UltraRAM promises 1,000-year storage, but I'd settle for it actually existing in 5 years.
UK startup Quinas Technology has been teasing this "universal memory" for what feels like forever. Now they claim IQE plc has cracked the manufacturing puzzle using some gallium antimonide wizardry. TrendForce and Tom's Hardware are buying the hype, but every revolutionary memory technology promises to replace everything. Intel Optane, ReRAM, and Memristors all promised similar revolutions. Most end up replacing nothing.
The Marketing Claims vs. Reality
UltraRAM sounds incredible on paper - DRAM speeds with flash durability and millennial data retention. The 4,000x durability claim needs asterisks the size of Texas. Let's break down what Quinas actually built:
- Speed: Claims DRAM-like performance, but no benchmarks against DDR5
- Durability: 4,000x better than NAND - which NAND? Cheap TLC? Premium SLC?
- Longevity: 1,000 years without power sounds cool until you realize it's a marketing number
- Power: "Ultra-low consumption" - compared to what baseline?
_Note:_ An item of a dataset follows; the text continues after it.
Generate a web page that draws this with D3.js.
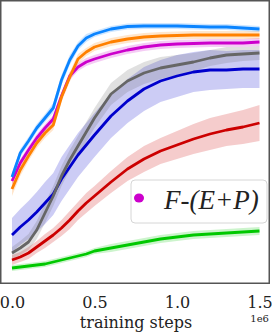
<!DOCTYPE html>
<meta charset="utf-8">
<style>
body { margin: 0; background: #fff; }
.tick text { font-family: "DejaVu Serif", serif; }
</style>
<body>
<script src="https://d3js.org/d3.v7.min.js"></script>
<script>
// training steps (x 1e6)
var steps = [0, .05, .1, .15, .2, .25, .3, .35, .4, .45, .5, .6, .7, .8, .9, 1.0, 1.1, 1.2, 1.3, 1.4, 1.5]

// mean scores per run
var blueMean    = [106, 130, 142, 155, 165, 175, 203, 223, 237, 245, 249, 254, 256.5, 257, 257, 257, 256.5, 256, 256, 255, 254]
var orangeMean  = [94, 113, 127, 140, 150, 158, 186, 206, 224, 231, 236, 241, 244, 246, 247, 247.5, 248, 248, 248, 248, 248]
var magentaMean = [102, 120, 133, 145, 155, 164, 187, 207, 216, 221, 224, 229, 233, 236, 238, 239, 239.5, 240, 240, 240, 241]
var grayMean    = [30, 35, 41, 53, 70, 87, 107, 123, 137, 151, 165, 189, 202, 210, 215, 218, 221, 225, 228, 229, 230]
var navyMean    = [48, 56, 63, 71, 80, 89, 104, 116, 128, 138, 148, 167, 182, 194, 202, 207, 211, 213, 213, 214, 214]
var redMean     = [23, 26, 30, 36, 42, 48, 55, 63, 72, 80, 87, 101, 114, 124, 132, 138, 144, 149, 153, 156, 160]
var greenMean   = [15, 16, 17, 18, 19, 21, 23, 25, 27, 29, 32, 35, 38, 41, 44, 46, 48, 49, 50, 51, 52]

// spread (half width of shaded band)
var blueSpread    = [4, 4, 4, 4, 4, 5, 5, 5, 4, 4, 3, 3, 3, 3, 3, 3, 3, 3, 3, 3, 3]
var orangeSpread  = [7, 6, 5, 5, 5, 5, 5, 5, 5, 4, 4, 4, 4, 4, 4, 4, 4, 4, 4, 4, 4]
var magentaSpread = [4, 4, 4, 4, 4, 4, 4, 4, 4, 4, 4, 4, 4, 4, 4, 4, 4, 4, 4, 4, 4]
var graySpread    = [6, 7, 8, 9, 10, 10, 10, 10, 10, 10, 10, 11, 11, 11, 11, 10, 9, 8, 8, 7, 7]
var navySpread    = [17, 18, 19, 20, 21, 21, 22, 22, 22, 22, 22, 22, 22, 22, 21, 21, 20, 20, 19, 19, 19]
var redSpread     = [5, 5, 6, 6, 7, 7, 8, 9, 9, 10, 10, 11, 12, 13, 13, 14, 15, 16, 16, 17, 18]
var greenSpread   = [3, 3, 3, 3, 3, 3, 3, 3, 3, 3, 3, 4, 4, 4, 4, 4, 4, 4, 4, 4, 4]

var xTicks = [0, 0.5, 1.0, 1.5]
var legendLabel = 'F-(E+P)'

var runs = [
    { mean: greenMean,   spread: greenSpread,   color: '#00c800' },
    { mean: redMean,     spread: redSpread,     color: '#cc0000' },
    { mean: navyMean,    spread: navySpread,    color: '#0000cc' },
    { mean: grayMean,    spread: graySpread,    color: '#666666' },
    { mean: magentaMean, spread: magentaSpread, color: '#cc00cc' },
    { mean: orangeMean,  spread: orangeSpread,  color: '#ff8000' },
    { mean: blueMean,    spread: blueSpread,    color: '#0a84ff' }
]

var width = 272
var height = 335
// plot frame (note: "top" would clash with window.top)
var frameLeft = 0.75, frameTop = 0.75, frameRight = 269.25, frameBottom = 283.25

var svg = d3.select('body').append('svg')
    .attr('width', width)
    .attr('height', height)

var x = d3.scaleLinear().domain([0, 1.5]).range([12, 259.5])
var y = d3.scaleLinear().domain([0, 282]).range([283, 1])

var area = d3.area()
    .x(function (d) { return x(d.s) })
    .y0(function (d) { return y(d.m - d.e) })
    .y1(function (d) { return y(d.m + d.e) })

var line = d3.line()
    .x(function (d) { return x(d.s) })
    .y(function (d) { return y(d.m) })

runs.forEach(function (r) {
    r.pts = steps.map(function (s, i) { return { s: s, m: r.mean[i], e: r.spread[i] } })
})

svg.append('g').selectAll('path')
    .data(runs)
    .enter().append('path')
    .attr('d', function (r) { return area(r.pts) })
    .attr('fill', function (r) { return r.color })
    .attr('fill-opacity', 0.2)

svg.append('g').selectAll('path')
    .data(runs)
    .enter().append('path')
    .attr('d', function (r) { return line(r.pts) })
    .attr('fill', 'none')
    .attr('stroke', function (r) { return r.color })
    .attr('stroke-width', 2.8)
    .attr('stroke-linejoin', 'round')

// frame
svg.append('rect')
    .attr('x', frameLeft).attr('y', frameTop)
    .attr('width', frameRight - frameLeft).attr('height', frameBottom - frameTop)
    .attr('fill', 'none')
    .attr('stroke', '#555')
    .attr('stroke-width', 1.5)

var xAxis = svg.append('g')
    .attr('transform', 'translate(0,' + frameBottom + ')')
    .call(d3.axisBottom(x).tickValues(xTicks).tickSize(0).tickPadding(13)
        .tickFormat(d3.format('.1f')))
xAxis.select('.domain').remove()
xAxis.selectAll('text')
    .attr('font-size', 16)
    .attr('fill', '#222')

svg.append('text')
    .attr('x', 136).attr('y', 328)
    .attr('text-anchor', 'middle')
    .attr('font-family', 'DejaVu Serif, serif')
    .attr('font-size', 16)
    .attr('fill', '#222')
    .text('training steps')

svg.append('text')
    .attr('x', 269).attr('y', 322)
    .attr('text-anchor', 'end')
    .attr('font-family', 'DejaVu Serif, serif')
    .attr('font-size', 10)
    .attr('fill', '#222')
    .text('1e6')

// legend
svg.append('rect')
    .attr('x', 131).attr('y', 180)
    .attr('width', 136).attr('height', 43)
    .attr('rx', 4)
    .attr('fill', '#fff').attr('fill-opacity', 0.8)
    .attr('stroke', '#d6d6d6')
svg.append('ellipse')
    .attr('cx', 139).attr('cy', 198)
    .attr('rx', 5).attr('ry', 4.5)
    .attr('fill', '#cc00cc')
svg.append('text')
    .attr('x', 164).attr('y', 209)
    .attr('font-family', 'Liberation Serif, serif')
    .attr('font-style', 'italic')
    .attr('font-size', 27)
    .attr('fill', '#222')
    .text(legendLabel)
</script>
</body>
UltraRAM works by exploiting quantum tunneling effects through resonant tunnel diodes. That's legit physics, but turning physics into profitable manufacturing is where most "breakthrough" memories die.
Manufacturing: The Real Challenge
Here's where shit gets real. Quinas built a fancy epitaxy process using gallium antimonide - that's not exactly mass production ready. IQE knows compound semiconductors, but growing perfect crystal layers at scale is different from making enough RAM to matter.
The big question: can this actually work at TSMC or Samsung fabs? Or does it need specialized equipment that costs billions to set up? UltraRAM claims compatibility with standard CMOS processes, but gallium antimonide isn't exactly silicon.
Why This Probably Won't Kill DRAM and NAND
Micron, SK Hynix, and Samsung Memory aren't exactly trembling. They've spent decades perfecting DRAM and NAND manufacturing. UltraRAM needs to beat them on performance AND cost per bit.
Blocks & Files points out the obvious: even if UltraRAM works, getting it into phones and laptops means convincing Apple, Google, and every other OEM to redesign their hardware. Good luck with that.
UltraRAM's success boils down to one thing: can you buy it cheaper than DDR5 and get better performance? Until Quinas publishes real benchmarks with actual pricing, this is just expensive laboratory curiosity.
The Reality Check
UltraRAM has been "almost ready" for commercialization for years. This latest announcement sounds like progress, but I've heard this song before from Intel Optane, ReRAM, and a dozen other "revolutionary" memories that mostly ended up in niche applications.
If UltraRAM actually ships, it'll probably target datacenter storage first - somewhere the premium pricing makes sense. Consumer RAM? That's years away, assuming it ever happens.
Every memory startup promises to revolutionize everything. I've seen this before - Optane, ReRAM, and a dozen others claimed they'd change the world. Most disappeared into footnotes. UltraRAM might actually work, but I'll believe it when Newegg has them in stock.